Tout cela m’a beaucoup occupée, et à un moment je vis les nombreuses lumières d’une cité. Je compris que nous arrivions à Katmandou. Je regardai l’heure, il était 4 heures du matin ; nous étions partis à 17 heures la veille. Nous arrivions un peu plus tôt que prévu, mais nous avions mis 12 heures pour parcourir 200 kilomètres.

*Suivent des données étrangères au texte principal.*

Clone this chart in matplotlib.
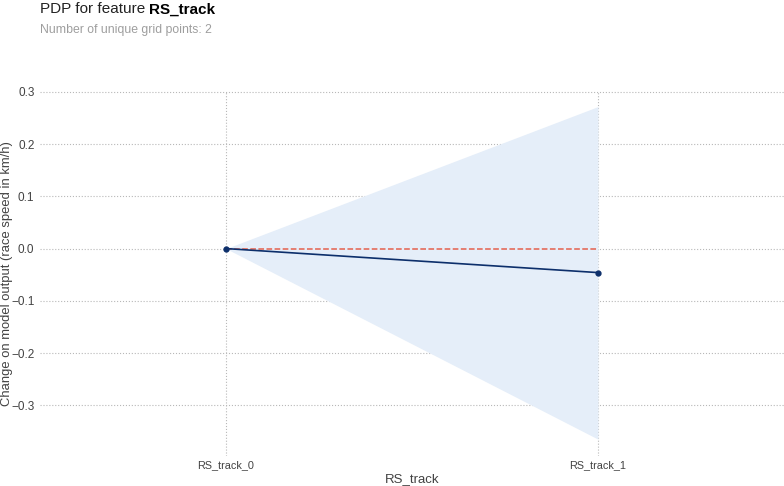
import numpy as np
import matplotlib.pyplot as plt

# data
grid_labels = ["RS_track_0", "RS_track_1"]
pdp_values = [0.0, -0.046]
pdp_upper = [0.0, 0.272]
pdp_lower = [0.0, -0.365]
y_ticks = [-0.3, -0.2, -0.1, 0.0, 0.1, 0.2, 0.3]

plt.rcParams['font.family'] = ['Liberation Sans', 'DejaVu Sans']

fig = plt.figure(figsize=(7.84, 4.86), dpi=100)
ax = fig.add_axes([0.051, 0.062, 0.949, 0.751])

x = np.arange(len(grid_labels))

# confidence band, zero line and pdp line
ax.fill_between(x, pdp_upper, pdp_lower, color='#e5eef9', linewidth=0, zorder=2)
ax.plot(x, [0] * len(x), linestyle='--', color='#e4604e', linewidth=1.1, zorder=3)
ax.plot(x, pdp_values, color='#0d2f6b', linewidth=1.2, marker='o', markersize=3.5, zorder=4)

ax.set_xlim(-0.5, len(x) - 0.5)
ax.set_ylim(-0.397, 0.302)
ax.set_xticks(x)
ax.set_xticklabels(grid_labels)
ax.set_yticks(y_ticks)
ax.set_yticklabels([f"{v:.1f}".replace('-', '\u2212') for v in y_ticks])

ax.tick_params(axis='both', which='both', length=0, labelsize=8.5, labelcolor='#424242', pad=4)
ax.tick_params(axis='x', labelsize=7.8, pad=3)
ax.grid(True, linestyle=':', color='#b8b8b8', linewidth=0.8, zorder=1)
ax.set_axisbelow(True)
for s in ax.spines.values():
    s.set_visible(False)

ax.set_xlabel('RS_track', fontsize=9.5, color='#424242', va='center')
ax.xaxis.set_label_coords(0.5, -0.063)
ax.set_ylabel('Change on model output (race speed in km/h)', fontsize=9.4, color='#424242', va='center')
ax.yaxis.set_label_coords(-0.044, 0.5)

# title and subtitle
title = fig.text(0.051, 0.981, 'PDP for feature ', fontsize=11, color='#222222', va='center')
fig.canvas.draw()
bb = title.get_window_extent().transformed(fig.transFigure.inverted())
fig.text(bb.x1, 0.981, 'RS_track', fontsize=11, color='black', fontweight='bold', va='center')
fig.text(0.051, 0.938, 'Number of unique grid points: 2', fontsize=8.8, color='#9e9e9e', va='center')

fig.savefig('out.png', dpi=100)
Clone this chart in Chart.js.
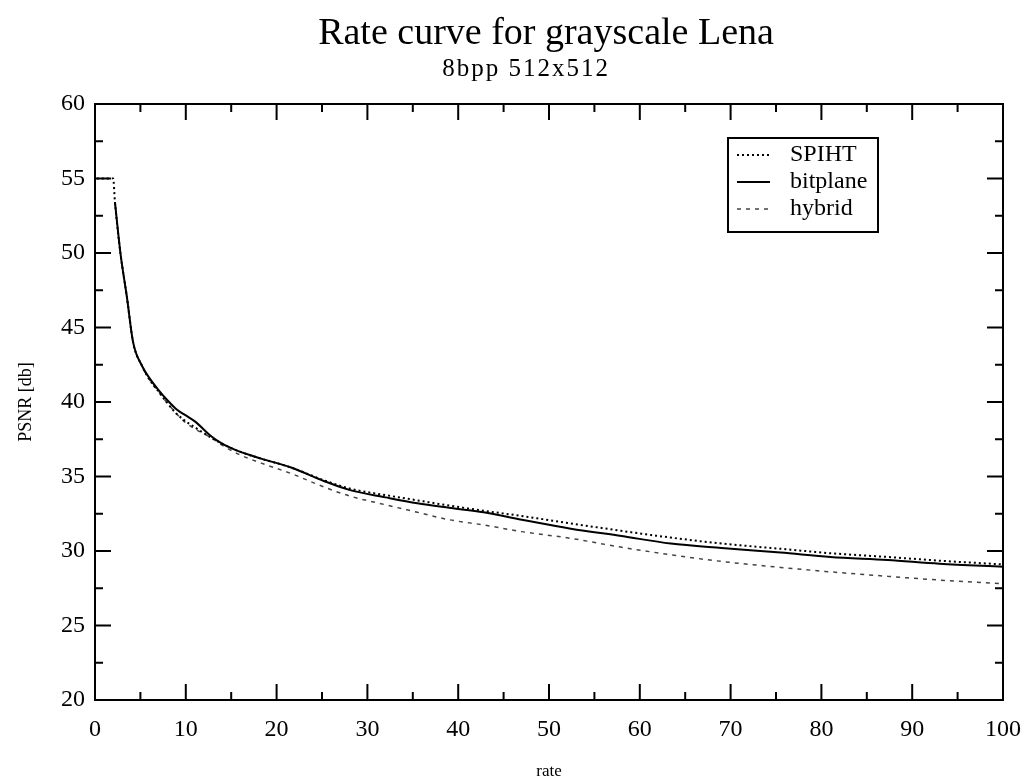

A Sonauli, le monsieur qui m’avait vendu le billet de bus avait indiqué à l’employé l’endroit où je devais descendre le plus près de mon hôtel. Je pris mes bagages et il m’indiqua la direction de l’hôtel. Il faisait froid à cette heure et les rues étaient presque désertes. Je cherchai un taxi car l’hôtel n’était pas tout à fait à côté, ; j’en repérais un et lui demandai de me conduire à Paknajol ; il me répondit que cela ferait 200 roupies ; cela me paraissait beaucoup car je savais que c’était vraiment très près. Je lui dis que je lui paierai 100 roupies ; il fit un peu la moue mais me conduisit. En effet, c’était à trois minutes mais je lui donnai 150 roupies…
La guest house où j’avais résidé à mon arrivée au Népal 15 jours auparavant avait l’air fermé ; mon inquiétude était grande de rester dehors dans le froid ; je demandai à haute voix s’il y avait quelqu’un. A mon grand soulagement Bikace un adorable employé ouvrit la porte ; il m’aida à rentrer mon sac.
Je lui fis savoir que je souhaitais déjeuner car je n’avais pas mangé depuis trois jours ; il était désolé mais à cette heure de la nuit il ne pouvais me proposer que du café ou du thé. Une grosse envie de pleurer me saisit ; cela faisait plus de 30 heures que j’étais dans les transports et j’avais l’impression d’être un zombie, je ressentais une grande faiblesse.
Il vit mon désarroi et s’empressa de m’apporter des petits biscuits népalais confectionnés par sa maman. Je ne les trouvais pas très bons, durs et pas très sucré, mais c’était mieux que rien en attendant un vrai déjeuner qu’il pourrait me servir vers 8 heures ; néanmoins je luis dis qu’ils étaient délicieux.
Il m’indiqua ma chambre où je pus prendre une douche très chaude car j’avais eu très froid. Je me sentais bizarre, très faible et envie de pleurer, mais en même temps je me disais que personne ne m’avait imposée ces épreuves.